Given request:
The answer is one number: how many lines hold the string "with".

□ □ □ □ □

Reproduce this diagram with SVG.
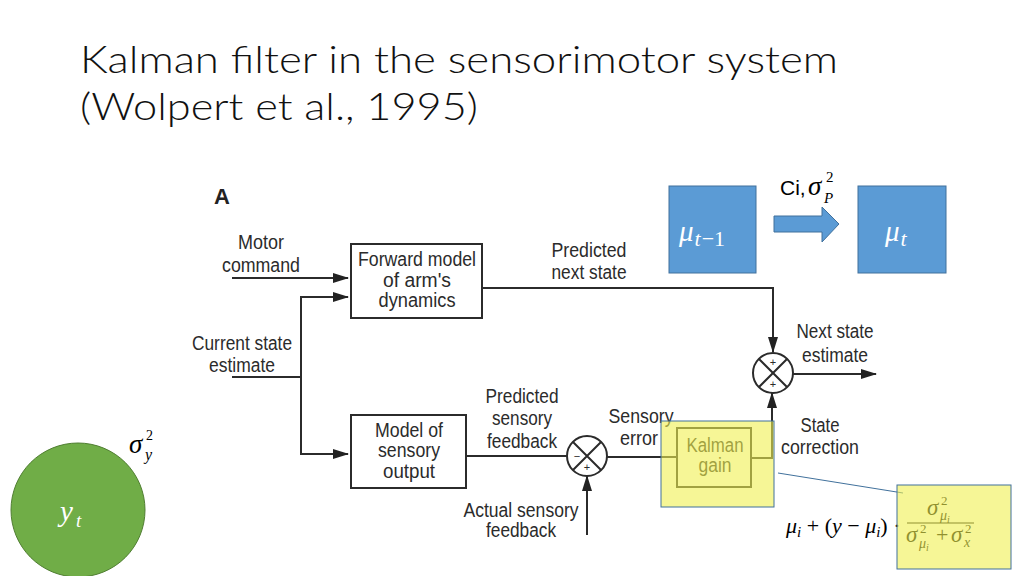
<svg xmlns="http://www.w3.org/2000/svg" width="1024" height="576" viewBox="0 0 1024 576">
<defs>
<marker id="ah" markerWidth="16" markerHeight="10" refX="15" refY="5" orient="auto" markerUnits="userSpaceOnUse">
<path d="M0,0 L16,5 L0,10 z" fill="#222"/>
</marker>
<style>
.title{font-family:Lato,"Open Sans","Liberation Sans",sans-serif;font-weight:300;font-size:37px;fill:#111}
.s{font-family:"Liberation Sans Narrow","Liberation Sans",Arial,sans-serif;font-size:20px;fill:#2b2b2b}
.box{fill:#fff;stroke:#2b2b2b;stroke-width:2}
.ln{fill:none;stroke:#2b2b2b;stroke-width:2}
.sum{fill:#fff;stroke:#2b2b2b;stroke-width:2}
.sign{font-family:"Liberation Sans",Arial,sans-serif;font-size:11px;fill:#2b2b2b;text-anchor:middle}
.blue{fill:#5b9bd5;stroke:#41719c;stroke-width:1}
.m{font-family:"Liberation Serif","DejaVu Serif",serif;font-style:italic}
.mu{font-family:"Liberation Serif","DejaVu Serif",serif}
.hl{fill:#f0f050;fill-opacity:0.6;stroke:#41719c;stroke-width:1}
</style>
</defs>
<rect width="1024" height="576" fill="#fff"/>

<g id="title">
<text class="title" x="80" y="73" textLength="758" lengthAdjust="spacingAndGlyphs">Kalman filter in the sensorimotor system</text>
<text class="title" x="80" y="120" textLength="398" lengthAdjust="spacingAndGlyphs">(Wolpert et al., 1995)</text>
</g>

<g id="label-A"><text x="214" y="204" font-family="Liberation Sans,Arial,sans-serif" font-weight="bold" font-size="22" fill="#222">A</text></g>

<g id="connectors">
<line class="ln" x1="232" y1="278" x2="348" y2="278" marker-end="url(#ah)"/>
<polyline class="ln" points="232,377 301,377"/>
<polyline class="ln" points="301,454 301,297 348,297" marker-end="url(#ah)"/>
<polyline class="ln" points="301,440 301,454 348,454" marker-end="url(#ah)"/>
<polyline class="ln" points="482,288 773,288 773,352" marker-end="url(#ah)"/>
<line class="ln" x1="466" y1="456" x2="567" y2="456"/>
<line class="ln" x1="587" y1="535" x2="587" y2="476" marker-end="url(#ah)"/>
<line class="ln" x1="607" y1="457" x2="677" y2="457"/>
<polyline class="ln" points="751,458 772,458 772,393" marker-end="url(#ah)"/>
<line class="ln" x1="793" y1="374" x2="876" y2="374" marker-end="url(#ah)"/>
<line x1="778" y1="473" x2="903" y2="493" stroke="#41719c" stroke-width="1"/>
</g>

<g id="motor-command">
<text class="s" x="238" y="249" textLength="46" lengthAdjust="spacingAndGlyphs">Motor</text>
<text class="s" x="222" y="272" textLength="78" lengthAdjust="spacingAndGlyphs">command</text>
</g>
<g id="current-state">
<text class="s" x="192" y="350" textLength="100" lengthAdjust="spacingAndGlyphs">Current state</text>
<text class="s" x="209" y="372" textLength="66" lengthAdjust="spacingAndGlyphs">estimate</text>
</g>
<g id="forward-model">
<rect class="box" x="351" y="244" width="131" height="74"/>
<text class="s" x="358" y="266" textLength="118" lengthAdjust="spacingAndGlyphs">Forward model</text>
<text class="s" x="383" y="287" textLength="68" lengthAdjust="spacingAndGlyphs">of arm's</text>
<text class="s" x="378.5" y="307" textLength="77" lengthAdjust="spacingAndGlyphs">dynamics</text>
</g>
<g id="predicted-next-state">
<text class="s" x="551.5" y="257" textLength="75" lengthAdjust="spacingAndGlyphs">Predicted</text>
<text class="s" x="551.5" y="279" textLength="75" lengthAdjust="spacingAndGlyphs">next state</text>
</g>
<g id="sensory-model">
<rect class="box" x="351" y="415" width="115" height="73"/>
<text class="s" x="375" y="437" textLength="68" lengthAdjust="spacingAndGlyphs">Model of</text>
<text class="s" x="378" y="457" textLength="62" lengthAdjust="spacingAndGlyphs">sensory</text>
<text class="s" x="383" y="478" textLength="52" lengthAdjust="spacingAndGlyphs">output</text>
</g>
<g id="predicted-feedback">
<text class="s" x="485.5" y="403" textLength="73" lengthAdjust="spacingAndGlyphs">Predicted</text>
<text class="s" x="492" y="425" textLength="60" lengthAdjust="spacingAndGlyphs">sensory</text>
<text class="s" x="487" y="448" textLength="70" lengthAdjust="spacingAndGlyphs">feedback</text>
</g>
<g id="actual-feedback">
<text class="s" x="463.5" y="517" textLength="115" lengthAdjust="spacingAndGlyphs">Actual sensory</text>
<text class="s" x="486" y="537" textLength="70" lengthAdjust="spacingAndGlyphs">feedback</text>
</g>
<g id="sum-sensory">
<circle class="sum" cx="587" cy="456" r="20"/>
<path class="ln" d="M573,442 L601,470 M601,442 L573,470" stroke-width="1.6"/>
<text class="sign" x="577" y="460">−</text>
<text class="sign" x="587" y="471">+</text>
</g>
<g id="sensory-error">
<text class="s" x="608.5" y="423" textLength="65" lengthAdjust="spacingAndGlyphs">Sensory</text>
<text class="s" x="620" y="445" textLength="38" lengthAdjust="spacingAndGlyphs">error</text>
</g>
<g id="kalman-gain">
<rect class="box" x="677" y="428" width="74" height="59"/>
<text class="s" x="686.5" y="452" textLength="57" lengthAdjust="spacingAndGlyphs">Kalman</text>
<text class="s" x="698.5" y="472" textLength="33" lengthAdjust="spacingAndGlyphs">gain</text>
</g>
<g id="state-correction">
<text class="s" x="800.5" y="432" textLength="39" lengthAdjust="spacingAndGlyphs">State</text>
<text class="s" x="781" y="454" textLength="78" lengthAdjust="spacingAndGlyphs">correction</text>
</g>
<g id="sum-state">
<circle class="sum" cx="773" cy="373" r="20"/>
<path class="ln" d="M759,359 L787,387 M787,359 L759,387" stroke-width="1.6"/>
<text class="sign" x="773" y="366">+</text>
<text class="sign" x="773" y="388">+</text>
</g>
<g id="next-state">
<text class="s" x="796.5" y="338" textLength="77" lengthAdjust="spacingAndGlyphs">Next state</text>
<text class="s" x="802" y="362" textLength="66" lengthAdjust="spacingAndGlyphs">estimate</text>
</g>

<g id="mu-prev">
<rect class="blue" x="669" y="186" width="87" height="87"/>
<text class="m" x="679" y="241" font-size="29" fill="#fff">μ<tspan font-size="22" dy="5" dx="1">t</tspan><tspan class="mu" font-style="normal" font-size="22" dx="1">−1</tspan></text>
</g>
<g id="transition">
<polygon class="blue" points="774,216 822,216 822,207 839,224 822,242 822,232 774,232"/>
<text x="780" y="195" font-family="'Liberation Sans',Arial,sans-serif" font-size="21" fill="#000">Ci,</text>
<text class="m" x="808" y="195" font-size="27" fill="#000">σ</text>
<text class="mu" x="826" y="182" font-size="15" fill="#000">2</text>
<text class="m" x="824" y="203" font-size="15" fill="#000">P</text>
</g>
<g id="mu-t">
<rect class="blue" x="858" y="186" width="88" height="87"/>
<text class="m" x="885" y="241" font-size="29" fill="#fff">μ<tspan font-size="22" dy="5" dx="1">t</tspan></text>
</g>

<g id="y-t">
<circle cx="78" cy="510" r="67" fill="#70ad47" stroke="#507e32" stroke-width="1"/>
<text class="m" x="60" y="521" font-size="29" fill="#fff">y</text>
<text class="m" x="76" y="527" font-size="19" fill="#fff">t</text>
<text class="m" x="129" y="453" font-size="27" fill="#000">σ</text>
<text class="mu" x="146" y="440" font-size="14" fill="#000">2</text>
<text class="m" x="145" y="460" font-size="16" fill="#000">y</text>
</g>

<g id="formula">
<text class="mu" x="786" y="533" font-size="22" fill="#000"><tspan font-style="italic">μ</tspan><tspan font-style="italic" font-size="15" dy="4">i</tspan><tspan dy="-4"> + (</tspan><tspan font-style="italic">y</tspan><tspan> − </tspan><tspan font-style="italic">μ</tspan><tspan font-style="italic" font-size="15" dy="4">i</tspan><tspan dy="-4">) ·</tspan></text>
<text class="m" x="927" y="515" font-size="23" fill="#000">σ</text>
<text class="mu" x="941" y="505" font-size="13" fill="#000">2</text>
<text class="m" x="940" y="520" font-size="14" fill="#000">μ</text>
<text class="m" x="947" y="523" font-size="10" fill="#000">i</text>
<line x1="907" y1="523" x2="974" y2="523" stroke="#000" stroke-width="1.2"/>
<text class="m" x="906" y="542" font-size="23" fill="#000">σ</text>
<text class="mu" x="920" y="533" font-size="13" fill="#000">2</text>
<text class="m" x="919" y="548" font-size="14" fill="#000">μ</text>
<text class="m" x="926" y="551" font-size="10" fill="#000">i</text>
<text class="mu" x="936" y="542" font-size="22" fill="#000">+</text>
<text class="m" x="951" y="542" font-size="23" fill="#000">σ</text>
<text class="mu" x="965" y="533" font-size="13" fill="#000">2</text>
<text class="m" x="964" y="547" font-size="14" fill="#000">x</text>
</g>

<g id="highlights">
<rect class="hl" x="661" y="421" width="113" height="86"/>
<rect class="hl" x="897" y="485" width="114" height="84"/>
</g>
</svg>
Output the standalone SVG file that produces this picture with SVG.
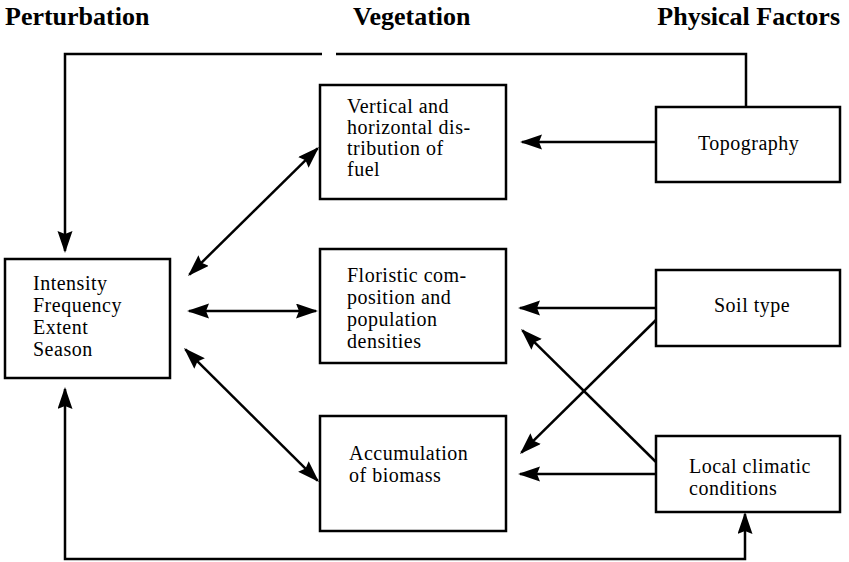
<svg xmlns="http://www.w3.org/2000/svg" width="849" height="562" viewBox="0 0 849 562">
<style>
.bg{fill:#fff}
.box{fill:#fff;stroke:#000;stroke-width:2.5}
.t{font-size:20px;letter-spacing:0.5px;fill:#000}
.h{font-size:26px;font-weight:bold;fill:#000}
.c{fill:none;stroke:#000;stroke-width:2.5}
</style>
<defs>
<marker id="ah" markerUnits="userSpaceOnUse" markerWidth="24" markerHeight="16" refX="20" refY="7.5" orient="auto-start-reverse">
<path d="M22,7.5 L0,0 L3,7.5 L0,15 z" fill="#000"/>
</marker>
</defs>
<rect class="bg" x="0" y="0" width="849" height="562"/>
<g id="titles" font-family="'Liberation Serif', 'Times New Roman', 'DejaVu Serif', serif">
<text class="h" x="5" y="25">Perturbation</text>
<text class="h" x="353" y="25">Vegetation</text>
<text class="h" x="840" y="25" text-anchor="end">Physical Factors</text>
</g>
<g id="connectors">
<path class="c" d="M746,107 V54 H336 M322,54 H65 V251" marker-end="url(#ah)"/>
<path class="c" d="M65,389 V559 H745 V514" marker-start="url(#ah)" marker-end="url(#ah)"/>
<path class="c" d="M656,142 H522" marker-end="url(#ah)"/>
<path class="c" d="M656,308 H520" marker-end="url(#ah)"/>
<path class="c" d="M656,474 H520" marker-end="url(#ah)"/>
<path class="c" d="M657,319 L521.4,452.6" marker-end="url(#ah)"/>
<path class="c" d="M656,462 L522.4,330.4" marker-end="url(#ah)"/>
<path class="c" d="M189,311 H316" marker-start="url(#ah)" marker-end="url(#ah)"/>
<path class="c" d="M189.4,274.6 L317.6,148.4" marker-start="url(#ah)" marker-end="url(#ah)"/>
<path class="c" d="M185.4,349.4 L317.6,480.6" marker-start="url(#ah)" marker-end="url(#ah)"/>
</g>
<g id="nodes" font-family="'Liberation Serif', 'Times New Roman', 'DejaVu Serif', serif">
<g id="perturbation">
<rect class="box" x="5" y="259" width="165" height="119"/>
<text class="t" x="33" y="290">Intensity</text>
<text class="t" x="33" y="312">Frequency</text>
<text class="t" x="33" y="334">Extent</text>
<text class="t" x="33" y="356">Season</text>
</g>
<g id="fuel">
<rect class="box" x="320" y="85" width="186" height="114"/>
<text class="t" x="347" y="113">Vertical and</text>
<text class="t" x="347" y="134">horizontal dis-</text>
<text class="t" x="347" y="155">tribution of</text>
<text class="t" x="347" y="176">fuel</text>
</g>
<g id="floristic">
<rect class="box" x="320" y="249" width="186" height="114"/>
<text class="t" x="347" y="282">Floristic com-</text>
<text class="t" x="347" y="304">position and</text>
<text class="t" x="347" y="326">population</text>
<text class="t" x="347" y="348">densities</text>
</g>
<g id="biomass">
<rect class="box" x="320" y="416" width="186" height="115"/>
<text class="t" x="349" y="460">Accumulation</text>
<text class="t" x="349" y="482">of biomass</text>
</g>
<g id="topography">
<rect class="box" x="656" y="107" width="184" height="75"/>
<text class="t" x="698" y="150">Topography</text>
</g>
<g id="soil">
<rect class="box" x="656" y="270" width="184" height="76"/>
<text class="t" x="714" y="312">Soil type</text>
</g>
<g id="climate">
<rect class="box" x="656" y="436" width="184" height="76"/>
<text class="t" x="689" y="473">Local climatic</text>
<text class="t" x="689" y="495">conditions</text>
</g>
</g>
</svg>
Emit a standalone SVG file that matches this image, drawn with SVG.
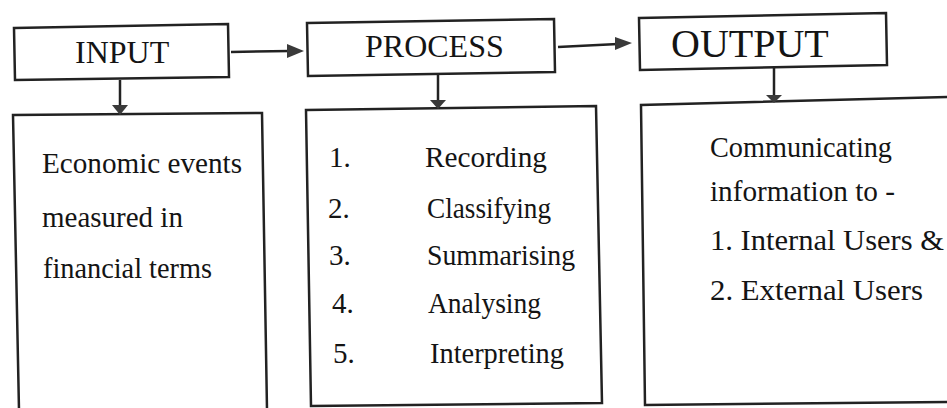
<svg xmlns="http://www.w3.org/2000/svg" width="947" height="408" viewBox="0 0 947 408">
<style>
.box{fill:none;stroke:#222;stroke-width:2.5;stroke-linejoin:miter}
.conn{fill:none;stroke:#222;stroke-width:2.5}
.head{fill:#3a3a3a;stroke:none}
text{font-family:"Liberation Serif","Times New Roman",serif;fill:#141414}
.t{font-family:"Liberation Serif","Times New Roman",serif;font-size:29px}
.o{font-family:"Liberation Serif","Times New Roman",serif;font-size:28.5px}
</style>
<rect width="947" height="408" fill="#ffffff"/>
<g id="input">
<path class="box" d="M14,28 L228,24 L229,77 L15,80 Z"/>
<text x="75" y="63" style="font-size:32px">INPUT</text>
</g>
<g id="process">
<path class="box" d="M307,23 L554,19 L555,72 L308,76 Z"/>
<text x="365" y="57" style="font-size:32px">PROCESS</text>
</g>
<g id="output">
<path class="box" d="M639,18 L886,13 L887,65 L640,70 Z"/>
<text x="671" y="57" style="font-size:40px">OUTPUT</text>
</g>
<g id="input-detail">
<path class="box" d="M19,410 L13,115 L262,113 L267,410"/>
<text class="t" x="42" y="173" textLength="200" lengthAdjust="spacingAndGlyphs">Economic events</text>
<text class="t" x="42" y="227">measured in</text>
<text class="t" x="43" y="278" textLength="169" lengthAdjust="spacingAndGlyphs">financial terms</text>
</g>
<g id="process-detail">
<path class="box" d="M306,110 L596,106 L602,403 L311,406 Z"/>
<text class="t" x="329" y="167">1.</text>
<text class="t" x="425" y="167" textLength="122" lengthAdjust="spacingAndGlyphs">Recording</text>
<text class="t" x="328" y="218">2.</text>
<text class="t" x="427" y="218" textLength="124" lengthAdjust="spacingAndGlyphs">Classifying</text>
<text class="t" x="329" y="265">3.</text>
<text class="t" x="427" y="265" textLength="148" lengthAdjust="spacingAndGlyphs">Summarising</text>
<text class="t" x="332" y="313">4.</text>
<text class="t" x="428" y="313" textLength="113" lengthAdjust="spacingAndGlyphs">Analysing</text>
<text class="t" x="333" y="363">5.</text>
<text class="t" x="430" y="363" textLength="134" lengthAdjust="spacingAndGlyphs">Interpreting</text>
</g>
<g id="output-detail">
<path class="box" d="M950,97 L641,105 L645,405 L950,402"/>
<text class="o" x="710" y="157" textLength="182" lengthAdjust="spacingAndGlyphs">Communicating</text>
<text class="o" x="710" y="201" textLength="185" lengthAdjust="spacingAndGlyphs">information to -</text>
<text class="o" x="710" y="250" textLength="234" lengthAdjust="spacingAndGlyphs">1. Internal Users &amp;</text>
<text class="o" x="710" y="300" textLength="213" lengthAdjust="spacingAndGlyphs">2. External Users</text>
</g>
<g id="connectors">
<path class="conn" d="M231,52 L290,51"/>
<path class="head" d="M287,44 L304,51 L287,58 Z"/>
<path class="conn" d="M558,47 L618,44"/>
<path class="head" d="M615,37 L632,43 L615,50 Z"/>
<path class="conn" d="M120,80 L120,107"/>
<path class="head" d="M112,105 L128,105 L120,115 Z"/>
<path class="conn" d="M438,74 L438,102"/>
<path class="head" d="M430,100 L446,100 L438,109 Z"/>
<path class="conn" d="M774,67 L774,97"/>
<path class="head" d="M766,95 L782,95 L774,103 Z"/>
</g>
</svg>
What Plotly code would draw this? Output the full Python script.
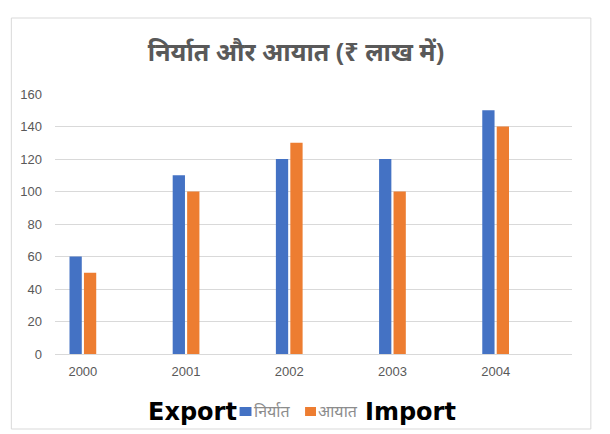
import plotly.graph_objects as go

years = ["2000", "2001", "2002", "2003", "2004"]
exports = [60, 110, 120, 120, 150]
imports = [50, 100, 130, 100, 140]
y_ticks = [0, 20, 40, 60, 80, 100, 120, 140, 160]

title_text = "निर्यात और आयात (₹ लाख में)"
export_name = "निर्यात"
import_name = "आयात"

BLUE = "#4472C4"
ORANGE = "#ED7D31"
GRAY = "#595959"
GRID = "#D9D9D9"

W, H = 610, 434
ML, MR, MT, MB = 43, 46, 86, 88

fig = go.Figure()
fig.add_trace(go.Bar(x=years, y=exports, name=export_name, marker_color=BLUE,
                     marker_line_width=0, showlegend=False))
fig.add_trace(go.Bar(x=years, y=imports, name=import_name, marker_color=ORANGE,
                     marker_line_width=0, showlegend=False))


def lx(p):
    return (p - ML) / (W - ML - MR)


def ly(p):
    return (H - MB - p) / (H - MT - MB)


shapes = [
    # chart frame
    dict(type="rect", xref="paper", yref="paper",
         x0=lx(-1), x1=lx(583), y0=ly(421), y1=ly(10),
         line=dict(color=GRID, width=1), fillcolor="rgba(0,0,0,0)", layer="below"),
    # legend squares
    dict(type="rect", xref="paper", yref="paper",
         x0=lx(229), x1=lx(241), y0=ly(408), y1=ly(399),
         fillcolor=BLUE, line=dict(width=0)),
    dict(type="rect", xref="paper", yref="paper",
         x0=lx(295), x1=lx(306), y0=ly(408), y1=ly(399),
         fillcolor=ORANGE, line=dict(width=0)),
]

annotations = [
    dict(text="<b>Export</b>", xref="paper", yref="paper", x=lx(228), y=ly(404),
         xanchor="right", yanchor="middle", showarrow=False,
         font=dict(family="DejaVu Sans", size=24, color="#000000")),
    dict(text=export_name, xref="paper", yref="paper", x=lx(242), y=ly(403),
         xanchor="left", yanchor="middle", showarrow=False,
         font=dict(family="Noto Sans", size=16, color="#8C8C8C")),
    dict(text=import_name, xref="paper", yref="paper", x=lx(306), y=ly(403),
         xanchor="left", yanchor="middle", showarrow=False,
         font=dict(family="Noto Sans", size=16, color="#8C8C8C")),
    dict(text="<b>Import</b>", xref="paper", yref="paper", x=lx(353), y=ly(404),
         xanchor="left", yanchor="middle", showarrow=False,
         font=dict(family="DejaVu Sans", size=24, color="#000000")),
]

fig.update_layout(
    width=W, height=H,
    margin=dict(l=ML, r=MR, t=MT, b=MB),
    paper_bgcolor="white", plot_bgcolor="white",
    barmode="group", bargap=0.72, bargroupgap=0.15,
    title=dict(text="<b>" + title_text + "</b>", x=288 / W, xanchor="center", xref="container",
               y=1 - 44 / H, yanchor="middle", yref="container",
               font=dict(family="Noto Sans", size=25, color=GRAY)),
    shapes=shapes,
    annotations=annotations,
    xaxis=dict(type="category", range=[-0.27, 4.74], showgrid=False,
               showline=False, ticks="", ticklabelstandoff=8,
               tickfont=dict(family="Liberation Sans", size=13, color=GRAY)),
    yaxis=dict(range=[0, 160], tickvals=y_ticks, showgrid=True, gridcolor=GRID,
               gridwidth=1, zeroline=True, zerolinecolor=GRID, zerolinewidth=1,
               showline=False, ticks="", ticklabelstandoff=12,
               tickfont=dict(family="Liberation Sans", size=13, color=GRAY)),
)

fig.write_html("out.html")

□ □ □ □ □

Written solution:
3